After cleaning up the hut and packing up, we all departed the hut. The snowshoers left about 30 minutes before the skiers (to keep us from getting all jammed up on the trail), and one group of skiers took an alternate route down. Stephen and Kevin scoped out the snow directly below the hut using Stephen’s drone and determined that route to be okay for descent on skis -- unfortunately, their drone reconnaissance was not quite detailed enough to show them how steep and tight the trees got. They had to re-skin and backtrack a little once the slope became unmanageable, but they still got down into the side valley safely and was able to easily ski out to the road in Buckeye Gulch.
The rest of the skiing group took another alternate route: we skied up above the hut (following the same route as on our rest day) and contoured to the west above treeline. Our hope was that we could skin up, then shed our skins and skip the first half mile of trail that was somewhat rolling (and not particularly ski friendly). We climbed about 0.3 miles from the hut before de-skinning and slowly descending across the gentle, wind blown slope.
We had to pole a bit, but we were able to descend slowly across the bowl until we came across the real trail. Once on the trail, we had a fast (and really fun) ride down the trail to the main gulch.

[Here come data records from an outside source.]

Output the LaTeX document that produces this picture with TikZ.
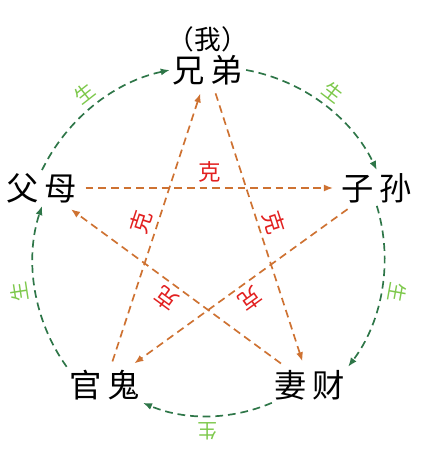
\documentclass[tikz,border=0pt]{standalone}
\usepackage{fontspec}
\newfontfamily\cjk{Noto Sans CJK SC}
\usepackage{tikz}
\usetikzlibrary{arrows.meta,positioning}

\definecolor{shenggreen}{RGB}{46,118,72}
\definecolor{shenglabel}{RGB}{125,200,75}
\definecolor{keorange}{RGB}{206,114,50}
\definecolor{kered}{RGB}{226,32,32}

\begin{document}
\begin{tikzpicture}[
  liuqin/.style={font=\cjk\fontsize{23}{23}\selectfont, inner sep=2pt},
  sheng/.style={draw=shenggreen, line width=1.2pt, dash pattern=on 5.5pt off 3.5pt, -{Latex[length=6.5pt,width=5pt]}, looseness=0.9},
  ke/.style={draw=keorange, line width=1.2pt, dash pattern=on 5.5pt off 3.5pt, -{Latex[length=6.5pt,width=5pt]}, shorten <=4pt, shorten >=4pt},
  shenglbl/.style={font=\cjk\fontsize{14}{14}\selectfont, text=shenglabel, midway, sloped, allow upside down, above=1pt},
  kelbl/.style={font=\cjk\fontsize{16}{16}\selectfont, text=kered, midway, sloped, allow upside down, above=0pt}
]
\useasboundingbox (-5.2,-5.3) rectangle (5.8,6.1);

% the five relatives
\node[liuqin] (xiongdi) at (0,4.35) {兄\,弟};
\node[liuqin, font=\cjk\fontsize{19}{19}\selectfont, above=-2pt of xiongdi] (wo) {（我）};
\node[liuqin] (zisun) at (4.22,1.4) {子\,孙};
\node[liuqin] (fumu) at (-4.15,1.4) {父\,母};
\node[liuqin] (guangui) at (-2.58,-3.52) {官\,鬼};
\node[liuqin] (qicai) at (2.55,-3.52) {妻\,财};

% generating cycle (outer circle)
\draw[sheng] (fumu.north) to[bend left=26] node[shenglbl] (s1) {生} (xiongdi.west);
\draw[sheng] (xiongdi.east) to[bend left=27] node[shenglbl] (s2) {生} (zisun.north);
\draw[sheng] (zisun.south) to[bend left=27] node[shenglbl] (s3) {生} (qicai.north east);
\draw[sheng] (qicai.south west) to[bend left=23] node[shenglbl] (s4) {生} (guangui.south east);
\draw[sheng] (guangui.north west) to[bend left=27] node[shenglbl] (s5) {生} (fumu.south);

% controlling cycle (star)
\draw[ke] (fumu) -- node[kelbl] (k1) {克} (zisun);
\draw[ke] (xiongdi) -- node[kelbl] (k2) {克} (qicai);
\draw[ke] (qicai) -- node[kelbl] (k3) {克} (fumu);
\draw[ke] (guangui) -- node[kelbl] (k4) {克} (xiongdi);
\draw[ke] (zisun) -- node[kelbl] (k5) {克} (guangui);
\end{tikzpicture}
\end{document}
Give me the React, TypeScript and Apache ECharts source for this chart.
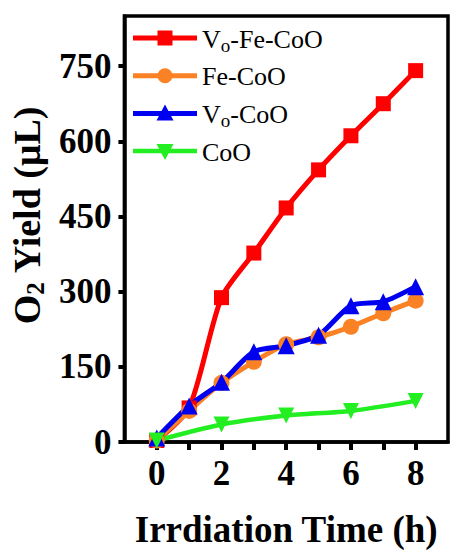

There were a few small uphill sections that required poleing, but overall the trail down to Buckeye Gulch was a great ski out (with 8” of fresh snow, anyway). Once we reached Buckeye Gulch, we followed the road and then trail down to the car. The lower we got, the less fresh snow was present on the trail (and the more sun baked it had become) which made the descent go even faster. Our skier group left the hut at 9:30am, had our skins off by 10am, and we were back at the car by 10:40am. The snowshoers (who left about 30 minutes before us) were back at the car by 11am (about a 2 hour hike out).